Tuesday, May 19, 2026

Matching Pet Accessories: Is It Worth It?

When Your Dog's Bed Is Ruining Your Living Room (And You Know It)

There's a specific kind of low-grade frustration that comes from spending a weekend styling your living room — finding the right throw pillows, finally committing to a rug, arranging the bookshelf just so — only to have a neon green dog bowl sitting in the corner like it owns the place. If you've been there, you already understand why the conversation around pet care has quietly shifted from purely practical to genuinely aesthetic. And honestly? It was only a matter of time.

Matching pet accessories have gone from a niche Instagram trend to something that actually makes sense for everyday life. Not because your dog cares what color his leash is, but because you live in that space too — and the way a home looks affects how it feels to be in it. That's not vanity. That's just interior logic.

The Practical Case Nobody Talks About

Here's what surprised me when I actually started paying attention to coordinated pet sets: the benefits go well beyond aesthetics. When a collar, leash, and harness come from the same product line, they're designed with compatible hardware, similar fabric weights, and consistent sizing.
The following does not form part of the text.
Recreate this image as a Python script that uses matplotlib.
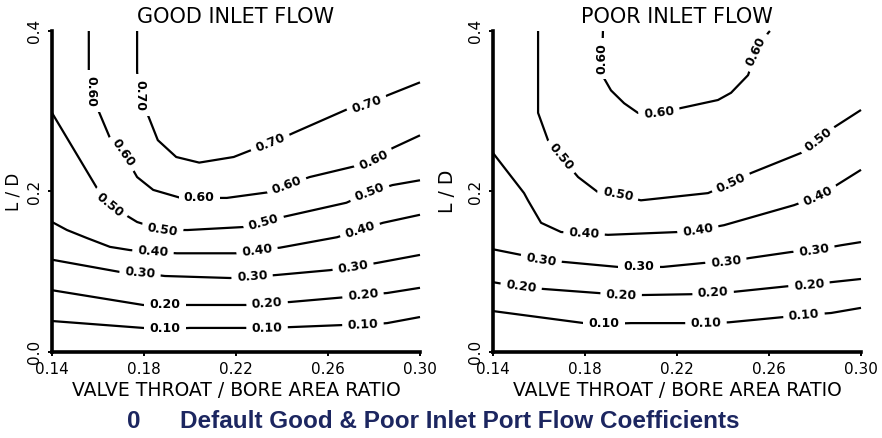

That means less guesswork when you're replacing a worn-out piece, and fewer of those mystery clips rattling around in your junk drawer.

For anyone managing more than one pet, matching sets are quietly genius for organisation. Color-coding by animal — one pet gets the dusty blue collection, the other gets warm terracotta — means you're never grabbing the wrong leash on a rushed morning walk. It's a small system, but small systems are the ones that actually stick.

A few things worth looking for when you're shopping coordinated sets:

  • Hardware that's rust-resistant and consistent across pieces — especially if you're buying a collar and leash together
  • Fabrics that are machine washable, because good pet care means cleaning things regularly whether you feel like it or not
  • Neutral or nature-inspired palettes that work with more than one interior style, so you're not locked into a look
  • Beds and bowls that match in tone rather than exact pattern — a little variation reads as intentional, not mismatched

How to Actually Make It Work in a Real Home

The mistake most people make is buying a matching set based on how it looks in a product photo, then realising it clashes with everything they own. Before you commit to any coordinated collection, pull up a photo of the room where the pieces will live. Hold the color against your sofa, your rug, your walls. A sage green set that looks fresh and modern in a bright studio might disappear entirely in a darker, wood-heavy space.

My honest recommendation is to start with the anchor piece — usually the bed, since it takes up the most visual space — and build the collar, leash, and bowl around that. Treat it the way you'd treat accessorising an outfit: one statement, everything else in support.

Done well, matching pet accessories don't announce themselves. They just make the room feel like someone thought about it — which, in a home you share with an animal who has absolutely no regard for your design choices, is a quiet and very satisfying win.